Creak, squeak, creak, squeak, wipers sweep the splashy glass the splishy fishy puddle washing wheels crossing hills heading home through the rain beat streets.
The moths are buzzing with their golden wings under the light of the moon.
Boom crack. Sound. My heart beat goes on and on. On.
This is very fun for young children, or really for anyone who likes to feel the power of being very loud. Noise poems get playful and kinesthetic – a great entrance into poetry for the wiggly crowd. It works well as a prompt for kids to write individual poems too. As always, I tell them it doesn’t need to rhyme.
Another entrance into writing about noises is listening. This prompt could be done outside in a park , a busy cityscape, while waiting somewhere boring, or from the imagination. Simply write down a big list of everything you hear. Be detailed. Use the most specific words you can. Do you hear a robin or a sparrow? An ambulance or a fire truck? You can describe the sounds if you like. Imagine everything you hear becomes part of something, maybe even yourself. Your poem (or list, but let’s call it a poem!) includes it all. If you want to bring in some Venerable American Poetry, Walt Whitman does this in Song of Myself (section 26 excerpted here):
Now I will do nothing but listen,
To accrue what I hear into this song, to let sounds contribute toward it.

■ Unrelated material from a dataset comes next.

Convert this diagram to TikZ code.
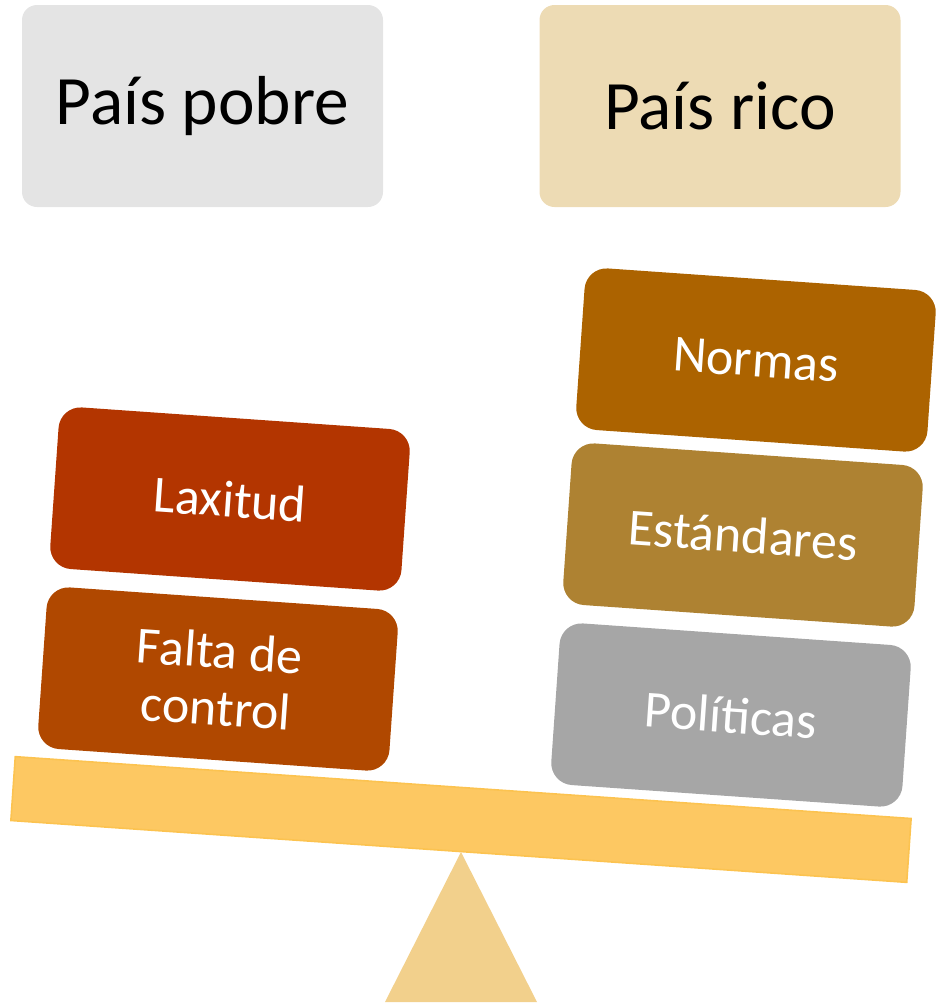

I hear bravuras of birds, bustle of growing wheat, gossip of flames, clack of sticks
cooking my meals,
I hear the sound I love, the sound of the human voice,
I hear all sounds running together, combined, fused or following,
Sounds of the city and sounds out of the city, sounds of the day and night,
Talkative young ones to those that like them, the loud laugh of work-people at their
meals,
The angry base of disjointed friendship, the faint tones of the sick,
The judge with hands tight to the desk, his pallid lips pronouncing a death-sentence,
The heave'e'yo of stevedores unlading ships by the wharves, the refrain of the
anchor-lifters,
The ring of alarm-bells, the cry of fire, the whirr of swift-streaking engines and hose-carts with premonitory tinkles and color'd lights,
The steam-whistle, the solid roll of the train of approaching cars,
The slow march play'd at the head of the association marching two and two,
(They go to guard some corpse, the flag-tops are draped with black muslin.)
I hear the violoncello, ('tis the young man's heart's complaint,)
I hear the key'd cornet, it glides quickly in through my ears,
It shakes mad-sweet pangs through my belly and breast.
When I share Whitman with kids, I point out how long his lines are, as if he could squeeze everything in. I gesture with my arms a lot, like I’m hugging the whole world. I point out the precision of detail and the over-spilling enthusiasm for life. You can do any of that, or point out what strikes you. You can ask open questions. Or you can skip the Whitman altogether and just listen to the world around you and inside you and try to put it in all its cacophony into your poem.